Basically, all the management team and supervisors in my Food Place branch had to attend this "day of fun" at our regional training offices - sixty-five miles away. With me being one of the designated drivers. If you knew anything about my navigating skills you'd be shuddering at the mere thought. Miraculously, for the first time in history, the directions from the AA website were accurate and didn't make reference to phantom roundabout exits. Cover staff from Ellenfoot were left babysitting our store.
The introduction presentation, at the start of the day, included testimonials from Food Place staff across the country, informing us how wonderfully useful and fun the whole day was going to be. I suspect these may have been false.
After introducing ourselves (to each other - the people we've worked with for God knows how many years), we congregated in the car park outside to play a team-building game. We were told this would be fun. It was actually highly embarrassing. We each had a tennis ball, and we had to pass them to the people opposite us, all at the same time. This sounds easy. But a bunch of balls thrown at the same time, in the same direction, are bound to collide. We spent more time darting across the car-park retrieving balls than anything else. And all this in full view of passing traffic.
Once back inside, we began another exercise. This time far more humiliating. We were divided into three groups, and we each had to produce and perform a song and dance routine all about how good our store was. Obviously, the first question raised was: "But what if our store isn't good?" The trainer-woman picked the teams for us and happened to put all the shy people into the same group. Which included me. So, ours was a complete and utter farce when it came to the performance and the recorded video footage has probably made us a national laughing stock amongst Food Place human resources teams.
All this I could cope with. To some extent. But the final practical exercise of the day was torture itself. A rug was placed on the floor. This rug was roughly 2 square metres in size and we were all instructed to stand upon it. All 15 of us. It was bad enough that we were all squashed in such close vicinity to each other. But then came the actual aim of the exercise. We had to flip the rug over, so we were all ended up standing on the reverse side of it, without any of us stepping off.

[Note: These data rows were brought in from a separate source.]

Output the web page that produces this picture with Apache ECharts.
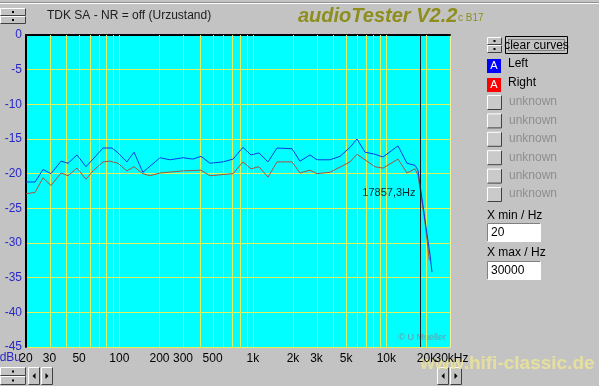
<!DOCTYPE html>
<html><head><meta charset="utf-8">
<script src="https://cdn.jsdelivr.net/npm/echarts@6/dist/echarts.min.js"></script>
<style>html,body{margin:0;padding:0;background:#c3c3c3;}#c{width:599px;height:386px;}</style>
</head><body><div id="c"></div>
<script>
// ---- data (frequency in Hz, level in dBu) ----
const freqLeft = [20, 23.4, 26.8, 30.8, 36.6, 41.3, 48.2, 56.3, 63.5, 75.5, 88.2, 97.8, 114, 129, 150, 202, 240, 300, 356, 409, 478, 598, 711, 844, 969, 1112, 1300, 1518, 1967, 2256, 2681, 3025, 3786, 4500, 5349, 6030, 6923, 8223, 9441, 12233, 14290, 16400, 17270, 19500, 21250, 22000];
const dbLeft = [-21.2, -21.2, -19.4, -20.0, -18.2, -18.5, -17.3, -19.0, -17.9, -16.3, -16.3, -17.0, -18.3, -16.9, -19.8, -17.7, -18.0, -17.7, -17.9, -17.5, -18.5, -18.3, -17.9, -16.2, -17.3, -17.0, -18.3, -16.3, -16.4, -18.2, -17.3, -18.0, -18.0, -17.5, -16.2, -15.0, -16.9, -17.2, -17.6, -16.0, -18.5, -18.8, -19.5, -26.7, -31.7, -34.2];
const freqRight = [20, 23.4, 26.8, 30.8, 36.6, 41.3, 48.2, 56.3, 63.5, 75.5, 85.2, 97.8, 114, 129, 150, 170, 202, 300, 409, 478, 711, 844, 969, 1112, 1300, 1518, 1967, 2256, 2681, 3025, 3786, 5349, 6030, 6923, 8223, 9441, 12233, 14290, 16400, 17270, 19500, 21000];
const dbRight = [-22.9, -22.7, -20.6, -21.7, -19.9, -20.3, -19.2, -20.8, -19.6, -18.3, -18.2, -18.5, -19.6, -19.0, -20.0, -20.3, -19.9, -19.6, -19.5, -20.3, -20.0, -18.3, -19.3, -19.0, -20.5, -18.3, -18.3, -19.9, -19.5, -20.0, -19.8, -18.3, -17.2, -18.0, -19.0, -19.2, -17.9, -19.9, -19.3, -20.2, -27.0, -32.5];
const gridFreqs = [30,40,50,60,70,80,90,100,200,300,400,500,600,700,800,900,1000,2000,3000,4000,5000,6000,7000,8000,9000,10000,20000];
const tickFreqs = [20,30,50,100,200,300,500,1000,2000,3000,5000,10000,20000];
const tickLabels = ['20','30','50','100','200','300','500','1k','2k','3k','5k','10k','20k'];
const lastTickFreq = 30000, lastTickLabel = '30kHz';
const xMinHz = 20, xMaxHz = 30000;
const yMin = -45, yMax = 0, yStep = 5;
const markerHz = 17857.3;
const markerText = '17857,3Hz';
const seriesNames = ['Left', 'Right'];
const unknownNames = ['unknown','unknown','unknown','unknown','unknown','unknown'];

const L = Math.log10;
const chart = echarts.init(document.getElementById('c'), null, {renderer:'canvas'});
const BG = '#c3c3c3';
const GRIDC = '#e2f25a';

function bevel(x,y,w,h,sunken,fill){
  const lt = sunken ? '#808080' : '#ffffff';
  const rb = sunken ? '#ffffff' : '#404040';
  return {type:'group', children:[
    {type:'rect', shape:{x:x,y:y,width:w,height:h}, style:{fill:fill||BG}},
    {type:'polyline', shape:{points:[[x+0.5,y+h-0.5],[x+0.5,y+0.5],[x+w-0.5,y+0.5]]}, style:{stroke:lt,lineWidth:1,fill:null}},
    {type:'polyline', shape:{points:[[x+0.5,y+h-0.5],[x+w-0.5,y+h-0.5],[x+w-0.5,y+0.5]]}, style:{stroke:rb,lineWidth:1,fill:null}}
  ]};
}
function txt(x,y,t,opt){
  return {type:'text', x:x, y:y, style:Object.assign({text:t, fontFamily:'Arial, Liberation Sans', fontSize:12, fill:'#000', verticalAlign:'middle', align:'left'}, opt||{})};
}
function spinner(x,y,w,h){
  const hh = h/2;
  return [bevel(x,y,w,hh), bevel(x,y+hh,w,hh),
    {type:'rect', shape:{x:x+w/2-1,y:y+hh/2-1,width:2,height:2}, style:{fill:'#000'}},
    {type:'rect', shape:{x:x+w/2-1,y:y+hh+hh/2-1,width:2,height:2}, style:{fill:'#000'}}];
}
function arrowBtn(x,y,w,h,dir){
  const cx = x+w/2, cy = y+h/2;
  const pts = dir<0 ? [[cx+1.5,cy-3],[cx+1.5,cy+3],[cx-1.5,cy]] : [[cx-1.5,cy-3],[cx-1.5,cy+3],[cx+1.5,cy]];
  return [bevel(x,y,w,h), {type:'polygon', shape:{points:pts}, style:{fill:'#000'}}];
}

const graphics = [];
graphics.push({type:'line', shape:{x1:0,y1:3.5,x2:599,y2:3.5}, style:{stroke:'#ffffff',lineWidth:1}});
graphics.push({type:'line', shape:{x1:0,y1:2.5,x2:599,y2:2.5}, style:{stroke:'#909090',lineWidth:1}});
graphics.push(...spinner(0,8,26,16));
graphics.push(txt(47,16,'TDK SA - NR = off (Urzustand)',{fill:'#202020'}));
graphics.push(txt(298,16,'audioTester V2.2',{fontSize:20,fontWeight:'bold',fontStyle:'italic',fill:'#8e8e1e'}));
graphics.push(txt(458,18,'c B17',{fontSize:10,fill:'#8e8e1e'}));
graphics.push(...spinner(487,37,15,16));
graphics.push({type:'rect', shape:{x:505.5,y:36.5,width:62,height:17}, style:{fill:BG,stroke:'#000',lineWidth:1}});
graphics.push({type:'rect', shape:{x:508.5,y:39.5,width:56,height:11}, style:{fill:null,stroke:'#404040',lineWidth:1,lineDash:[1,1]}});
graphics.push(txt(536.5,45.5,'clear curves',{align:'center'}));
graphics.push({type:'rect', shape:{x:487,y:59,width:14,height:14}, style:{fill:'#0000ff'}});
graphics.push(txt(494,66,'A',{align:'center',fill:'#fff',fontSize:11}));
graphics.push(txt(508,64,seriesNames[0]));
graphics.push({type:'rect', shape:{x:487,y:78,width:14,height:14}, style:{fill:'#ff0000'}});
graphics.push(txt(494,85,'A',{align:'center',fill:'#fff',fontSize:11}));
graphics.push(txt(508,83,seriesNames[1]));
unknownNames.forEach((n,i)=>{
  const y = 95 + i*18.4;
  graphics.push(bevel(487,y,15,15,false,'#cacaca'));
  graphics.push(txt(509,y+7,n,{fill:'#8e8e8e'}));
});
graphics.push(txt(487,216,'X min / Hz'));
graphics.push(bevel(487,223,54,19,true,'#ffffff'));
graphics.push(txt(491,233,String(xMinHz)));
graphics.push(txt(487,253,'X max / Hz'));
graphics.push(bevel(487,261,54,19,true,'#ffffff'));
graphics.push(txt(491,271,String(xMaxHz)));
graphics.push(...spinner(0,367,26,18));
graphics.push(...arrowBtn(28,367,12,18,-1));
graphics.push(...arrowBtn(41,367,12,18,1));
graphics.push(...arrowBtn(437,367,12,18,-1));
graphics.push(...arrowBtn(450,367,12,18,1));
graphics.push(txt(21,358,'dBu',{fill:'#2828c8',align:'right'}));
graphics.push(txt(420,364,'www.hifi-classic.de',{fontSize:19,fontWeight:'bold',fill:'rgba(236,228,150,0.85)'}));
graphics.push(txt(446,338,'\u00a9 U Mueller',{fontSize:9,fill:'#6a9aa8',align:'right'}));

const labelFont = {color:'#000', fontSize:12, fontFamily:'Arial, Liberation Sans', margin:6, hideOverlap:false};
const option = {
  backgroundColor: BG,
  animation: false,
  grid: {left:26, top:35, width:424, height:312, show:true, backgroundColor:'#00ffff', borderWidth:0},
  xAxis: [{
    type:'value', min:L(xMinHz), max:L(xMaxHz), position:'bottom',
    axisLine:{show:true, lineStyle:{color:GRIDC, width:1}},
    axisTick:{show:false}, splitLine:{show:false},
    axisLabel:Object.assign({customValues: tickFreqs.map(L), showMaxLabel:true, showMinLabel:true,
      formatter:(v)=>{ let bi=0, bd=1e9; tickFreqs.forEach((f,i)=>{const d=Math.abs(L(f)-v); if(d<bd){bd=d;bi=i;}}); return tickLabels[bi]; }}, labelFont)
  },{
    type:'value', min:L(xMinHz), max:L(xMaxHz), position:'top',
    axisLine:{show:true, lineStyle:{color:'#000', width:2}}, axisTick:{show:false}, axisLabel:{show:false}, splitLine:{show:false}
  },{
    type:'value', min:L(xMinHz), max:L(xMaxHz), position:'bottom',
    axisLine:{show:false}, axisTick:{show:false}, splitLine:{show:false},
    axisLabel:Object.assign({customValues:[L(lastTickFreq)], showMaxLabel:true, padding:[0,0,0,3], formatter:()=>lastTickLabel}, labelFont)
  }],
  yAxis: [{
    type:'value', min:yMin, max:yMax, interval:yStep, position:'left',
    axisLine:{show:true, lineStyle:{color:'#000', width:2}}, axisTick:{show:false},
    splitLine:{show:true, lineStyle:{color:GRIDC, width:1}},
    axisLabel:{color:'#2828c8', fontSize:12, fontFamily:'Arial, Liberation Sans', margin:4}
  },{
    type:'value', min:yMin, max:yMax, position:'right',
    axisLine:{show:true, lineStyle:{color:'#f4f8a0', width:1}}, axisTick:{show:false}, axisLabel:{show:false}, splitLine:{show:false}
  }],
  series: [
    {type:'custom', name:'vgrid', z:1, silent:true, clip:true,
     data: gridFreqs.map(f=>[L(f)]),
     encode:{x:0},
     renderItem:(params, api)=>{
       const top = api.coord([api.value(0), yMax]);
       const bot = api.coord([api.value(0), yMin]);
       const x = Math.round(top[0]) + 0.5;
       return {type:'line', shape:{x1:x, y1:top[1], x2:x, y2:bot[1]}, style:{stroke:GRIDC, lineWidth:1}};
     }},
    {type:'line', name:seriesNames[0], showSymbol:false, z:4, lineStyle:{color:'#0b3be6', width:1}, itemStyle:{color:'#0b3be6'},
     data: freqLeft.map((f,i)=>[L(f), dbLeft[i]])},
    {type:'line', name:seriesNames[1], showSymbol:false, z:3, lineStyle:{color:'#a4523e', width:1}, itemStyle:{color:'#a4523e'},
     data: freqRight.map((f,i)=>[L(f), dbRight[i]])},
    {type:'custom', name:'marker', z:5, silent:true,
     data:[[L(markerHz)]], encode:{x:0},
     renderItem:(params, api)=>{
       const top = api.coord([api.value(0), yMax]);
       const bot = api.coord([api.value(0), yMin]);
       const lab = api.coord([api.value(0), -22.8]);
       const x = Math.round(top[0]) + 0.5;
       return {type:'group', children:[
         {type:'line', shape:{x1:x, y1:top[1], x2:x, y2:bot[1]}, style:{stroke:'#0a1a1a', lineWidth:1}},
         {type:'text', x:x-5, y:lab[1], style:{text:markerText, align:'right', verticalAlign:'middle', fill:'#0a2a2a', fontSize:11, fontFamily:'Arial, Liberation Sans'}}
       ]};
     }}
  ],
  graphic: graphics
};
chart.setOption(option);
</script>
</body></html>
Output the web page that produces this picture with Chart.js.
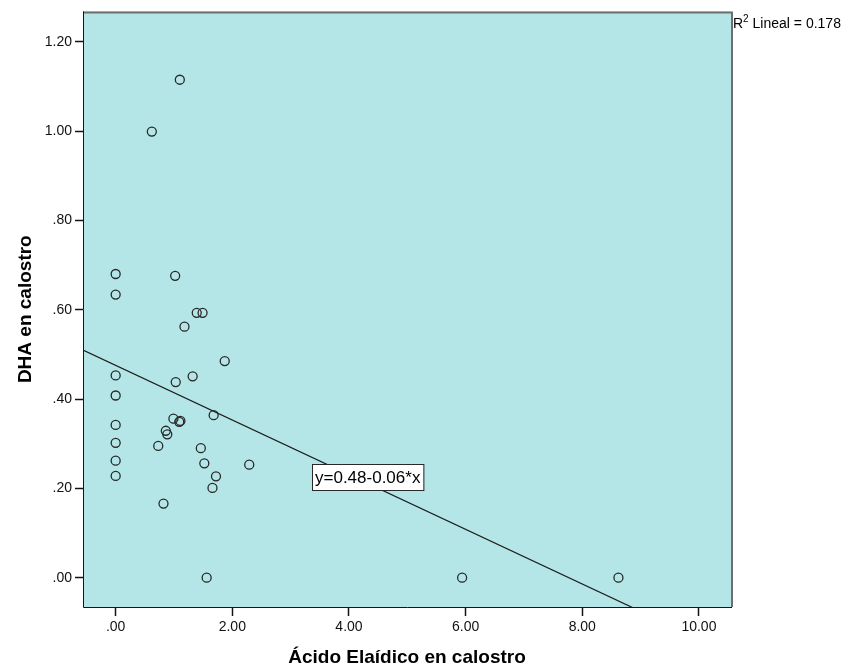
<!DOCTYPE html>
<html>
<head>
<meta charset="utf-8">
<script src="https://cdn.jsdelivr.net/npm/chart.js@4.4.1/dist/chart.umd.min.js"></script>
<style>
html,body{margin:0;padding:0;background:#ffffff;}
#wrap{width:849px;height:668px;position:relative;}
</style>
</head>
<body>
<div id="wrap"><canvas id="c" width="849" height="668"></canvas></div>
<script>
// ---- data ----
const elaidicX = [1.10, 0.62, 0.00, 1.02, 0.00, 1.39, 1.49, 1.18, 1.87, 0.00, 1.32, 1.03, 0.00, 1.68, 0.00, 0.99, 1.09, 1.11, 0.86, 0.885, 0.00, 0.73, 1.46, 0.00, 1.52, 2.29, 0.00, 1.72, 1.66, 0.82, 1.56, 5.94, 8.62];
const dhaY     = [1.115, 0.999, 0.680, 0.676, 0.634, 0.593, 0.593, 0.562, 0.485, 0.453, 0.451, 0.438, 0.408, 0.364, 0.342, 0.356, 0.349, 0.351, 0.329, 0.321, 0.302, 0.295, 0.290, 0.262, 0.256, 0.253, 0.228, 0.227, 0.201, 0.166, 0.000, 0.000, 0.000];
const xTicks = [0, 2, 4, 6, 8, 10];
const yTicks = [0, 0.2, 0.4, 0.6, 0.8, 1.0, 1.2];
const xRange = [-0.56, 10.55];
const yRange = [-0.0656, 1.268];
const fitIntercept = 0.4755;
const fitSlope = -0.0612;
const equationText = 'y=0.48-0.06*x';
const equationAnchor = {x: 4.32, y: 0.226};
const r2Value = '0.178';
const xTitle = 'Ácido Elaídico en calostro';
const yTitle = 'DHA en calostro';

const FONT = "'Liberation Sans', Arial, sans-serif";
const points = elaidicX.map((x, i) => ({x: x, y: dhaY[i]}));
const fitLine = [xRange[0], xRange[1]].map(x => ({x: x, y: fitIntercept + fitSlope * x}));

function fmt(v) {
  let s = Number(v).toFixed(2);
  if (s.startsWith('0.')) s = s.slice(1);
  return s;
}

const bgPlugin = {
  id: 'bg',
  beforeDraw(chart) {
    const {ctx, chartArea: a} = chart;
    ctx.save();
    ctx.fillStyle = 'rgb(180,229,231)';
    ctx.fillRect(a.left, a.top, a.right - a.left, a.bottom - a.top);
    ctx.restore();
  }
};

const framePlugin = {
  id: 'frame',
  afterDatasetsDraw(chart) {
    const {ctx, chartArea: a} = chart;
    ctx.save();
    ctx.strokeStyle = 'rgb(110,110,110)';
    ctx.lineWidth = 2;
    ctx.beginPath();
    ctx.moveTo(a.left, a.top + 1);
    ctx.lineTo(a.right + 1, a.top + 1);
    ctx.lineTo(a.right + 1, a.bottom);
    ctx.stroke();
    ctx.strokeStyle = 'rgb(20,20,20)';
    ctx.lineWidth = 1;
    ctx.beginPath();
    ctx.moveTo(a.left + 0.5, a.top);
    ctx.lineTo(a.left + 0.5, a.bottom + 0.5);
    ctx.lineTo(a.right + 1, a.bottom + 0.5);
    ctx.stroke();
    ctx.restore();
  }
};

const textPlugin = {
  id: 'texts',
  afterDraw(chart) {
    const {ctx, chartArea: a, scales} = chart;
    ctx.save();
    // equation box
    ctx.font = '17px ' + FONT;
    const tw = ctx.measureText(equationText).width;
    const bw = tw + 6, bh = 26;
    const cx = scales.x.getPixelForValue(equationAnchor.x);
    const cy = scales.y.getPixelForValue(equationAnchor.y);
    const bx = Math.round(cx - bw / 2), by = Math.round(cy - bh / 2);
    ctx.fillStyle = '#ffffff';
    ctx.fillRect(bx, by, bw, bh);
    ctx.strokeStyle = 'rgb(40,40,40)';
    ctx.lineWidth = 1;
    ctx.strokeRect(bx + 0.5, by + 0.5, bw, bh);
    ctx.fillStyle = '#000';
    ctx.textBaseline = 'middle';
    ctx.textAlign = 'left';
    ctx.fillText(equationText, bx + 3, by + bh / 2 + 1);
    // R^2 label
    let x = a.right + 2;
    const base = a.top + 17;
    ctx.textBaseline = 'alphabetic';
    ctx.font = '14px ' + FONT;
    ctx.fillText('R', x, base);
    x += ctx.measureText('R').width;
    ctx.font = '10px ' + FONT;
    ctx.fillText('2', x, base - 6);
    x += ctx.measureText('2').width;
    ctx.font = '14px ' + FONT;
    ctx.fillText(' Lineal = ' + r2Value, x, base);
    ctx.restore();
  }
};

new Chart(document.getElementById('c'), {
  type: 'scatter',
  data: {
    datasets: [
      {
        label: 'DHA',
        data: points,
        pointStyle: 'circle',
        pointRadius: 4.5,
        pointBorderWidth: 1.3,
        pointBorderColor: 'rgb(40,40,40)',
        pointBackgroundColor: 'rgba(0,0,0,0)',
        showLine: false
      },
      {
        label: 'Fit',
        data: fitLine,
        showLine: true,
        pointRadius: 0,
        borderColor: 'rgb(30,30,30)',
        borderWidth: 1.2,
        fill: false
      }
    ]
  },
  options: {
    responsive: false,
    animation: false,
    events: [],
    layout: {padding: {top: 10, right: 118, left: 0, bottom: 0}},
    plugins: {legend: {display: false}, tooltip: {enabled: false}},
    scales: {
      x: {
        type: 'linear',
        min: xRange[0],
        max: xRange[1],
        afterBuildTicks(scale) { scale.ticks = xTicks.map(v => ({value: v})); },
        afterFit(scale) { scale.height = 61; },
        grid: {drawOnChartArea: false, drawTicks: true, tickLength: 9, tickColor: 'rgb(20,20,20)', tickWidth: 1.5},
        border: {display: false},
        ticks: {callback: v => fmt(v), color: '#111', font: {family: FONT, size: 14}, padding: 3, maxRotation: 0, autoSkip: false},
        title: {display: true, text: xTitle, color: '#000', font: {family: FONT, size: 19, weight: 'bold', lineHeight: 1}, padding: {top: 0, bottom: 1}}
      },
      y: {
        type: 'linear',
        min: yRange[0],
        max: yRange[1],
        afterBuildTicks(scale) { scale.ticks = yTicks.map(v => ({value: v})); },
        afterFit(scale) { scale.width = 83; },
        grid: {drawOnChartArea: false, drawTicks: true, tickLength: 8, tickColor: 'rgb(20,20,20)', tickWidth: 1.5},
        border: {display: false},
        ticks: {callback: v => fmt(v), color: '#111', font: {family: FONT, size: 14}, padding: 3, autoSkip: false},
        title: {display: true, text: yTitle, color: '#000', font: {family: FONT, size: 19, weight: 'bold', lineHeight: 1}, padding: {top: 16, bottom: 0}}
      }
    }
  },
  plugins: [bgPlugin, framePlugin, textPlugin]
});
</script>
</body>
</html>
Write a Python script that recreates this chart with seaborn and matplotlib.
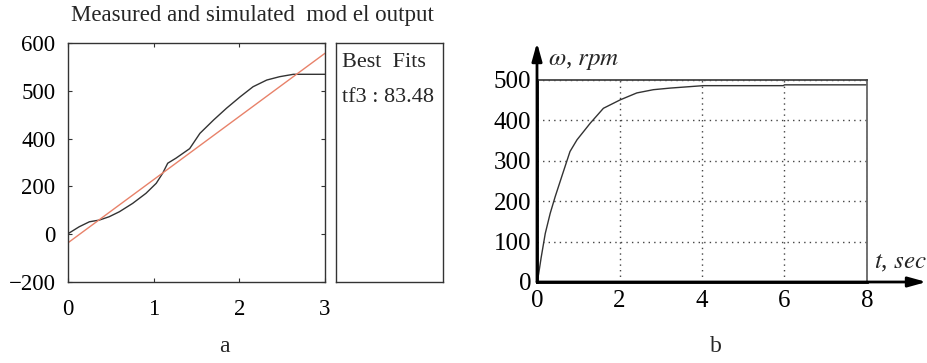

Oh my God. It was absolute hell on earth. We tried all manner of wacky ideas and most of them revolved around getting as many feet as possible off the rug. And the only way to do that was to lift people up. Being 5 feet, five inches tall and weighing a mere 10 stone, I was quickly selected to be one of the people hoisted into the air. My ribs are completely battered and shattered. By the end of it, I'd been on peoples' backs, lifted up by my armpits, raised onto the shoulders of the four tallest people, lifted up by my stomach. But, unfortunately, since the group also needed to spare half of the their energy to put to the task of flipping the rug, it meant everybody had to chip in with the lifting effort. Me, Lorraine and Sean ended up jammed in the middle, hoisted in the air, desperately trying to resist the urge to dive out and scream "THIS IS SO STUPID AND I REFUSE TO TAKE PART!" Everybody was sweaty by this point.
We eventually managed to pull it off. Two hours later. Not an experience I care to repeat.
Of course, it wasn't all practical "fun". There were lots of boring lectures, we played a game with Lego pieces and took personality tests. The last two, at least, were interesting and, somewhat, fun.
On the way back, the manager decided we were all going bowling. If my pride was damaged by the rituals of the day, it was certainly won back when I thrashed everybody in 4 out of 5 games.